CC BY-NC-ND 4.0 · AJP Rep 2017; 07(02): e101-e105
DOI: 10.1055/s-0037-1603322
Case Report
Thieme Medical Publishers 333 Seventh Avenue, New York, NY 10001, USA.

Application of Selective Bronchial Intubation versus Neurally Adjusted Ventilatory Assist in the Management of Unilateral Pulmonary Interstitial Emphysema: An Illustrative Case and the Literature Review

Shing-yan Robert Lee
1  Department of Paediatrics and Adolescent Medicine, Pamela Youde Nethersole Eastern Hospital, Chai Wan, Hong Kong
› Author Affiliations
Further Information

Publication History

26 October 2016

27 March 2017

Publication Date:
16 May 2017 (online)



In the treatment of left-sided pulmonary interstitial emphysema (PIE) in a 23-week neonate, we used two ventilatory strategies: selective bronchial intubation from day 10 to 15 and neurally adjusted ventilatory assist (NAVA) from day 18 to 26. We compared the effects and adverse effects of these two strategies.

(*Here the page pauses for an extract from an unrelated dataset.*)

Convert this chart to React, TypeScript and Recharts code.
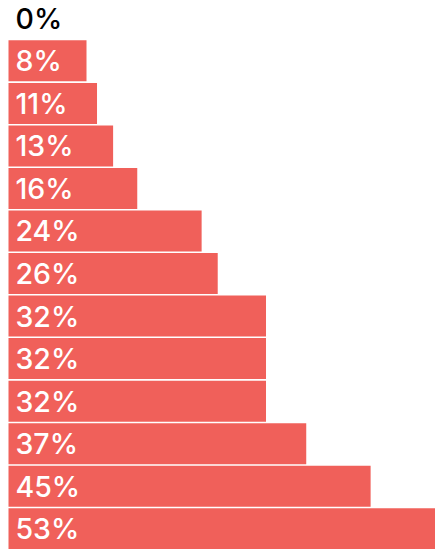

On selective bronchial intubation, desaturation was frequent. Fentanyl infusion was required. There was an episode of carbon dioxide retention coupled with hypotension. On NAVA, the neonate was clinically stable without the requirement of sedation. On selective bronchial intubation, ventilator setting in terms of mean airway pressure and oxygen requirement was higher, which came down on the first day of NAVA. Radiologically unilateral PIE did not resolve and became localized in the left middle zone of lung field on selective bronchial intubation. Also, the lobar collapse of ipsilateral, as well as contralateral lungs occurred. On NAVA, unilateral PIE resolved. NAVA might be a good option for the management of unilateral PIE.